Complex Analysis: Liouville's theorem Proof

Question

I'm being asked to find an alternate proof for the one commonly given for Liouville's Theorem in complex analysis by evaluating the following given an entire function $f$, and two distinct, arbitrary complex numbers $a$ and $b$: $$\lim_{R\to\infty}\oint_{|z|=R} {f(z)\over(z-a)(z-b)} dz $$

What I've done so far is I've tried to apply the cauchy integral formula, since there are two singularities in the integrand, which will fall in the contour for $R$ approaches infinity. So I got:

$$2{\pi}i\biggl({f(a)\over a-b}+{f(b)\over b-a}\biggr)$$

Which equals $$2{\pi}i\biggl({f(a)-f(b)\over a-b}\biggr)$$

and I got stuck here I don't quite see how I can get from this, plus $f(z)$ being bounded and analytic, that can tell me that $f(z)$ is a constant function. Ugh, the more well known proof is so much simpler -.- Any suggestions/hints? Am I at least on the right track?

Answer 1

You can use the $ML$ inequality (with boundedness of $f$) to show $\displaystyle \lim_{R\rightarrow \infty} \oint_{|z|=R} \frac{f(z)}{(z-a)(z-b)}dz = 0$.
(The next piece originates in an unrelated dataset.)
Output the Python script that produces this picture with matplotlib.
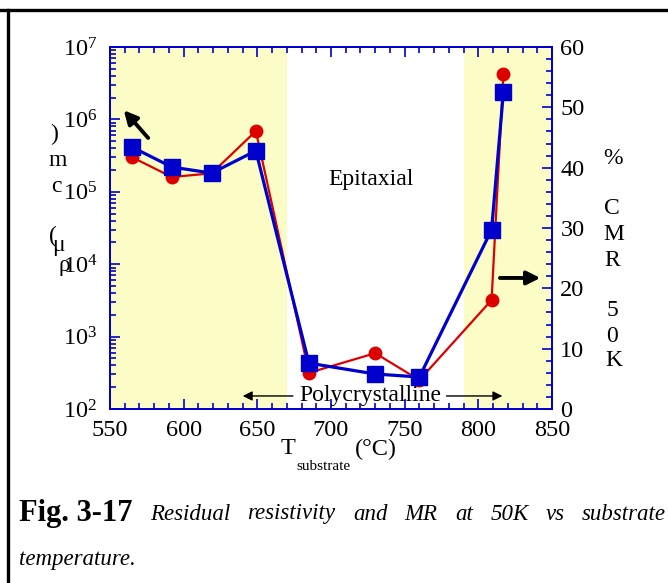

Combining this with your formula using the Cauchy integral formula, you get $$ 0 = 2\pi i\bigg(\frac{f(b)-f(a)}{b-a}\bigg)$$ from which you immediately conclude $f(b) = f(a)$. Since $a$ and $b$ are arbitrary, this means $f$ is constant.

Answer 2

$$\lim_{R\to\infty}\oint_{|z|=R} {f(z)\over(z-a)(z-b)} \; dz=2{\pi}i\biggl({f(a)-f(b)\over a-b}\biggr) \to 2\pi if'(b)\text{ as }a\to b.$$

If one could somehow use boundedness of $f$ to show that $$ \lim_{R\to\infty}\oint_{|z|=R} {f(z)\over(z-a)(z-b)} \;dz \to 0\text{ as }a\to b, $$ then one would have shown that $f'(b)=0$. Since $b$ was arbitrary, one would have $f'=0$ everywhere.